***** Records shown *****
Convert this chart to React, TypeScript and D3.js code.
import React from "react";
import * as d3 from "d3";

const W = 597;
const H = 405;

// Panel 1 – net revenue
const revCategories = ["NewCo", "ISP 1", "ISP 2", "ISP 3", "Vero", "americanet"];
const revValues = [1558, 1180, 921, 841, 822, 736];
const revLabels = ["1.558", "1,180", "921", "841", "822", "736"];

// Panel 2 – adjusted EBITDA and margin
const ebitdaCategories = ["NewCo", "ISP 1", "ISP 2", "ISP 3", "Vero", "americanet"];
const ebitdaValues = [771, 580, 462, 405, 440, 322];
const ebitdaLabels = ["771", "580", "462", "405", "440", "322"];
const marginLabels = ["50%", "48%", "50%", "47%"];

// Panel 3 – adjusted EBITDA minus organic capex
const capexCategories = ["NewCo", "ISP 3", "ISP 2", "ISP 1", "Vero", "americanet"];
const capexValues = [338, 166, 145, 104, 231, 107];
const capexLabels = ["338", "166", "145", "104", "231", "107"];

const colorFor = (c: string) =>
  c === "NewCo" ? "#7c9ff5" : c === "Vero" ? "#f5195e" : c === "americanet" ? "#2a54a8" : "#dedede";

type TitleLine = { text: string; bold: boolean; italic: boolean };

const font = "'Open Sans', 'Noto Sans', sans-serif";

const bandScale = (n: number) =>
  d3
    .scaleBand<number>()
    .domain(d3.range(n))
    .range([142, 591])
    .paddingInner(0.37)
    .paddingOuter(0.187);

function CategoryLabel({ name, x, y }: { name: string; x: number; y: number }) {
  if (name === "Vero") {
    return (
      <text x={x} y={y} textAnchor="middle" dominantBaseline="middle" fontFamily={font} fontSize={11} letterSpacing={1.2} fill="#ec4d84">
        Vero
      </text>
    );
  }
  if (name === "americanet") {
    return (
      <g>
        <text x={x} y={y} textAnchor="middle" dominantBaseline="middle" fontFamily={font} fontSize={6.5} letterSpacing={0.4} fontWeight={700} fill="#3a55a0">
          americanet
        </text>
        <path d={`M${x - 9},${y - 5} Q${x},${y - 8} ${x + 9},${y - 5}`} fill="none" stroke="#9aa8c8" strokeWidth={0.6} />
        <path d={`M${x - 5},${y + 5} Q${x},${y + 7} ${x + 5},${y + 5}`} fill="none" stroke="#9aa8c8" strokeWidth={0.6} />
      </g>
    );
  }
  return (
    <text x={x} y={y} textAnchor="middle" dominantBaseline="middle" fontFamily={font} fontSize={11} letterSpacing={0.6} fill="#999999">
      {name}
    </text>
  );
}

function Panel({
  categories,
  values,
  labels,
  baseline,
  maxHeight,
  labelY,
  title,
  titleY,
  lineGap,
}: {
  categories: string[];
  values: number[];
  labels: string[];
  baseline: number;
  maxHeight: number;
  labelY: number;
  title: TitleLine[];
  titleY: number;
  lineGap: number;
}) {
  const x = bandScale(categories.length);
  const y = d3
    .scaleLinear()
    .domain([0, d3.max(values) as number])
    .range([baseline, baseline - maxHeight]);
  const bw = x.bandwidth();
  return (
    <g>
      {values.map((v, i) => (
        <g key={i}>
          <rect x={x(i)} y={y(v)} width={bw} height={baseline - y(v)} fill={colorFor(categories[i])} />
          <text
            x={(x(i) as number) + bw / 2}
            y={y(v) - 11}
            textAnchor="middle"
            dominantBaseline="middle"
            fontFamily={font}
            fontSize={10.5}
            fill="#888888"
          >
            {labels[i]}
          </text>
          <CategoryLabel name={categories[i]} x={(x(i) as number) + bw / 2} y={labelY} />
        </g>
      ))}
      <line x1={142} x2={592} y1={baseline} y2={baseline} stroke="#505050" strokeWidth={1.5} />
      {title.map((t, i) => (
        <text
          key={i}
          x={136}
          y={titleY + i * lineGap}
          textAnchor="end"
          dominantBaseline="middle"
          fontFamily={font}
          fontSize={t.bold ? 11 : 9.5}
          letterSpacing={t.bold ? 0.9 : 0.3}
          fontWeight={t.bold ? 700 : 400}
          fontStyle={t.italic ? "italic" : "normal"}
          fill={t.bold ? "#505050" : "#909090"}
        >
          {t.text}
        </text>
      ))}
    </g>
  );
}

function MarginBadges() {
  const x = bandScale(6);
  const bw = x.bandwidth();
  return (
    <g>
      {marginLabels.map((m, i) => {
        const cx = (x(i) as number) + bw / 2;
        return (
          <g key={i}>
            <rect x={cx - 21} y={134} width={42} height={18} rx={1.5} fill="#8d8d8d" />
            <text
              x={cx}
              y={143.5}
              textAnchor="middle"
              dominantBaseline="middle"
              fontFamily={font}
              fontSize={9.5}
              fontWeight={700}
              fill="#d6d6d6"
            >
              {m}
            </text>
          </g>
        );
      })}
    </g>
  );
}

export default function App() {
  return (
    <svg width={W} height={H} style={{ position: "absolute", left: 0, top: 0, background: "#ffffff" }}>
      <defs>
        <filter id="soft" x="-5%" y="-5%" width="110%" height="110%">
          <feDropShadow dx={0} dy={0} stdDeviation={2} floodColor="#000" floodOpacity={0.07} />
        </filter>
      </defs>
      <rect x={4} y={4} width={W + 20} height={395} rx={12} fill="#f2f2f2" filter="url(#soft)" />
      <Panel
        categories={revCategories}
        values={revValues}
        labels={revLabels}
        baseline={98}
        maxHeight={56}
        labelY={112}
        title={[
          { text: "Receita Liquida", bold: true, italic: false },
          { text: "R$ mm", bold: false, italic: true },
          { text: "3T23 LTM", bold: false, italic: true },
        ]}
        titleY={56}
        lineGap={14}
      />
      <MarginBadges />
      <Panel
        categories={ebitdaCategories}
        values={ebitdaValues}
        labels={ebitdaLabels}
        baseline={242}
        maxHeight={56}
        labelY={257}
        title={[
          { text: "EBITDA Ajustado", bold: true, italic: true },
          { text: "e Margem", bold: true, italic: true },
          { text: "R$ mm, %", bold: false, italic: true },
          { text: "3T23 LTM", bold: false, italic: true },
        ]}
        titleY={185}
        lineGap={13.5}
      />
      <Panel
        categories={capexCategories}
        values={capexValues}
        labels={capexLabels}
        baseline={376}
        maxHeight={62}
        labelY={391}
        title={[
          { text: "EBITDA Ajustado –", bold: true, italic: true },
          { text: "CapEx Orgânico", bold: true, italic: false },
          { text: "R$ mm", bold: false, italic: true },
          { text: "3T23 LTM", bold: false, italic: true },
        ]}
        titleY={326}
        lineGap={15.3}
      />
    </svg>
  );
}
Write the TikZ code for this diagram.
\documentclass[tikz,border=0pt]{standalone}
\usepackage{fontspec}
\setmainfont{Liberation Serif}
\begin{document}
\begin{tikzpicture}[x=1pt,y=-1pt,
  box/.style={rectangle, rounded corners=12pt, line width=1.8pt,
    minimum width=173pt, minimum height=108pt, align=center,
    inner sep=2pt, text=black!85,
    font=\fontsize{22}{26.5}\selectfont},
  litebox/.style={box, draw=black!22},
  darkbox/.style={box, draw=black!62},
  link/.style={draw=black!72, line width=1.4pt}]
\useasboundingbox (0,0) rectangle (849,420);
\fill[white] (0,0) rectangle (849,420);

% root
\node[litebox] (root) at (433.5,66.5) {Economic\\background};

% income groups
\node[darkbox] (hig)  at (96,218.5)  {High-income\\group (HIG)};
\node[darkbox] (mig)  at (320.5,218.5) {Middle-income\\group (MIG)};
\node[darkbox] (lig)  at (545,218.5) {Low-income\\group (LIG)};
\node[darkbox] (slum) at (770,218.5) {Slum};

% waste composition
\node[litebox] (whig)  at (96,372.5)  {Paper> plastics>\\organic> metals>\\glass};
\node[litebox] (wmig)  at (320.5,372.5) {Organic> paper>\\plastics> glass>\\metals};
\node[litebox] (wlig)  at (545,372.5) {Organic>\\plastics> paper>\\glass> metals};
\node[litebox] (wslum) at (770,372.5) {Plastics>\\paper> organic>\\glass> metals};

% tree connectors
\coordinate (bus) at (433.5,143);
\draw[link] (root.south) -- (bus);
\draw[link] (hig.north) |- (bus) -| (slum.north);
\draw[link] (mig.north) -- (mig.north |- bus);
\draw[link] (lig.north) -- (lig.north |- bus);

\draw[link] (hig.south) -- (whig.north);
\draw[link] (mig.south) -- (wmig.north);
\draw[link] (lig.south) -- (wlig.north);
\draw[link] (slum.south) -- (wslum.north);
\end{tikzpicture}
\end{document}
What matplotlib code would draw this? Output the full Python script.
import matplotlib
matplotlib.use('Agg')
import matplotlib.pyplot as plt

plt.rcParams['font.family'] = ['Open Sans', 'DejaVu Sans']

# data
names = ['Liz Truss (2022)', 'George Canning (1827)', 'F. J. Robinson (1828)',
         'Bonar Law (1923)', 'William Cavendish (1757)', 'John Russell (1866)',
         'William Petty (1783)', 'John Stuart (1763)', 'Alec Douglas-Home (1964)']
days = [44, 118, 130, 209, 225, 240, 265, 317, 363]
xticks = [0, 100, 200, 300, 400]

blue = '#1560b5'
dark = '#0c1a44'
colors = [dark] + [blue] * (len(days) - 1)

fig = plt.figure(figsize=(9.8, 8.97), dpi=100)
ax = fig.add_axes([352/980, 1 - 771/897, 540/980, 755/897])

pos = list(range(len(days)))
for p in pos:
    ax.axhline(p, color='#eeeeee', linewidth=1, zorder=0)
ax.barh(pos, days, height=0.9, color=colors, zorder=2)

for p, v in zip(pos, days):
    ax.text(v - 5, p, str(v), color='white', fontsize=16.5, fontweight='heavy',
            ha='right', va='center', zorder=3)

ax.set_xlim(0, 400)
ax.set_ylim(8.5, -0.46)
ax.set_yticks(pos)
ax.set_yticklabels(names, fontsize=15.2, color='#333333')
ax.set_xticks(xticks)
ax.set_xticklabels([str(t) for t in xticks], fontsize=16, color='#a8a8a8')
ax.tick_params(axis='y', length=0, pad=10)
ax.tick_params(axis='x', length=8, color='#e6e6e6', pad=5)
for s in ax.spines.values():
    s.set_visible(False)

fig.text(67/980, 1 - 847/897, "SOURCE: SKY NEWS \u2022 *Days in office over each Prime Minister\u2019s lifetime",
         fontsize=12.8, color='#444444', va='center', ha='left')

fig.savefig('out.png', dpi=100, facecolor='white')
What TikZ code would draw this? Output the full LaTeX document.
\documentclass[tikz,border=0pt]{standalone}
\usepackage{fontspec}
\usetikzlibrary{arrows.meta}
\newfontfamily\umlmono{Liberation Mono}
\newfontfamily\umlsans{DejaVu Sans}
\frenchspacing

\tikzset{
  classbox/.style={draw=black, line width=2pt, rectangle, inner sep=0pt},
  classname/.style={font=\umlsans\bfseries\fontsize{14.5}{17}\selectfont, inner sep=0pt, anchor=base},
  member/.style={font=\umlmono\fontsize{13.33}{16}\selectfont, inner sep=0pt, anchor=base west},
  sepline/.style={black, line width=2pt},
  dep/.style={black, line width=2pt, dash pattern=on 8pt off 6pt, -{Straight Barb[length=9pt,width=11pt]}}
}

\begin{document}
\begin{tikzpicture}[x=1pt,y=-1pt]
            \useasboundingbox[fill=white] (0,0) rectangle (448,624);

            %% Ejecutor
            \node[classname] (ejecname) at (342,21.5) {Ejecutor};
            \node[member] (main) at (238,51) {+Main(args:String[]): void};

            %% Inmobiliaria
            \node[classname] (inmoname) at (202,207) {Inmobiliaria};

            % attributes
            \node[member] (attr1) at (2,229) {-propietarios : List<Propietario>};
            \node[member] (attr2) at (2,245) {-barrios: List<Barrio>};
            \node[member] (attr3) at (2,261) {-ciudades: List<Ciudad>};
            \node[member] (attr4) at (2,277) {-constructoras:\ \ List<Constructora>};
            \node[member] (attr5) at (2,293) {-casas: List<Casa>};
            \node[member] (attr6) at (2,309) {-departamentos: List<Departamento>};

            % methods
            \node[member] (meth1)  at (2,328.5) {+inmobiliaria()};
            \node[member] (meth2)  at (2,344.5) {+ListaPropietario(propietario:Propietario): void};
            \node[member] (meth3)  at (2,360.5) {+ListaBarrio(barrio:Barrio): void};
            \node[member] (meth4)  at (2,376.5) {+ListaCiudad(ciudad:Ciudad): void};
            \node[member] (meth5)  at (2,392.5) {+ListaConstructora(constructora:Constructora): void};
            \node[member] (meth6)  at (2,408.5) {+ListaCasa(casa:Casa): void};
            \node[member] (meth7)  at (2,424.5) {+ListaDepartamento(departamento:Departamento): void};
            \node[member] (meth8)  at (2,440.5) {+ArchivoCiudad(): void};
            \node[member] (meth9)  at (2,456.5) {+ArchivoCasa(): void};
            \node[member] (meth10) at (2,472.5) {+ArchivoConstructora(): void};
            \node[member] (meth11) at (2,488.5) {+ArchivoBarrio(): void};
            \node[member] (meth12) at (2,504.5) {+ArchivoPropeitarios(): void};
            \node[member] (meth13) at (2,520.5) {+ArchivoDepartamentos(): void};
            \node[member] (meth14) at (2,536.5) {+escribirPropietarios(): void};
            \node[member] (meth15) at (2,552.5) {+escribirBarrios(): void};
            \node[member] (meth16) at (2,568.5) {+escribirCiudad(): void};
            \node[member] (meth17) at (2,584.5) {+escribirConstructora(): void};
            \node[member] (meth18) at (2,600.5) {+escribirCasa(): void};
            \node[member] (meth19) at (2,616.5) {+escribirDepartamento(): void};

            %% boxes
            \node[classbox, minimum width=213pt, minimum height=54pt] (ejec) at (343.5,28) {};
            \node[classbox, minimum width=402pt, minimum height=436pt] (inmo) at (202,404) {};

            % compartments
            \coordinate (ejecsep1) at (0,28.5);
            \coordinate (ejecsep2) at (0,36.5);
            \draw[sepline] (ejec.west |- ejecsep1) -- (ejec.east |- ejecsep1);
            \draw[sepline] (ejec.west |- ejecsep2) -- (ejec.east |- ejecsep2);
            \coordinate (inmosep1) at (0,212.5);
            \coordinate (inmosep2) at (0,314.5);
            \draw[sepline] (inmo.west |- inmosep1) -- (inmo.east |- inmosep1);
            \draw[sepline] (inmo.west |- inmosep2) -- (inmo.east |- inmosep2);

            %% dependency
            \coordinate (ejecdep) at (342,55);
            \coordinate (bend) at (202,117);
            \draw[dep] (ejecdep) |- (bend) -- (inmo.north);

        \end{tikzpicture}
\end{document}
*****
● Written instruction: Retype the records above, but only those lines that fall between the line containing "Write the TikZ code for this diagram." and the line containing "(wslum) at (770,372.5)", with both of those lines included, exactly as written.

● Solved exercise:
Write the TikZ code for this diagram.
\documentclass[tikz,border=0pt]{standalone}
\usepackage{fontspec}
\setmainfont{Liberation Serif}
\begin{document}
\begin{tikzpicture}[x=1pt,y=-1pt,
  box/.style={rectangle, rounded corners=12pt, line width=1.8pt,
    minimum width=173pt, minimum height=108pt, align=center,
    inner sep=2pt, text=black!85,
    font=\fontsize{22}{26.5}\selectfont},
  litebox/.style={box, draw=black!22},
  darkbox/.style={box, draw=black!62},
  link/.style={draw=black!72, line width=1.4pt}]
\useasboundingbox (0,0) rectangle (849,420);
\fill[white] (0,0) rectangle (849,420);

% root
\node[litebox] (root) at (433.5,66.5) {Economic\\background};

% income groups
\node[darkbox] (hig)  at (96,218.5)  {High-income\\group (HIG)};
\node[darkbox] (mig)  at (320.5,218.5) {Middle-income\\group (MIG)};
\node[darkbox] (lig)  at (545,218.5) {Low-income\\group (LIG)};
\node[darkbox] (slum) at (770,218.5) {Slum};

% waste composition
\node[litebox] (whig)  at (96,372.5)  {Paper> plastics>\\organic> metals>\\glass};
\node[litebox] (wmig)  at (320.5,372.5) {Organic> paper>\\plastics> glass>\\metals};
\node[litebox] (wlig)  at (545,372.5) {Organic>\\plastics> paper>\\glass> metals};
\node[litebox] (wslum) at (770,372.5) {Plastics>\\paper> organic>\\glass> metals};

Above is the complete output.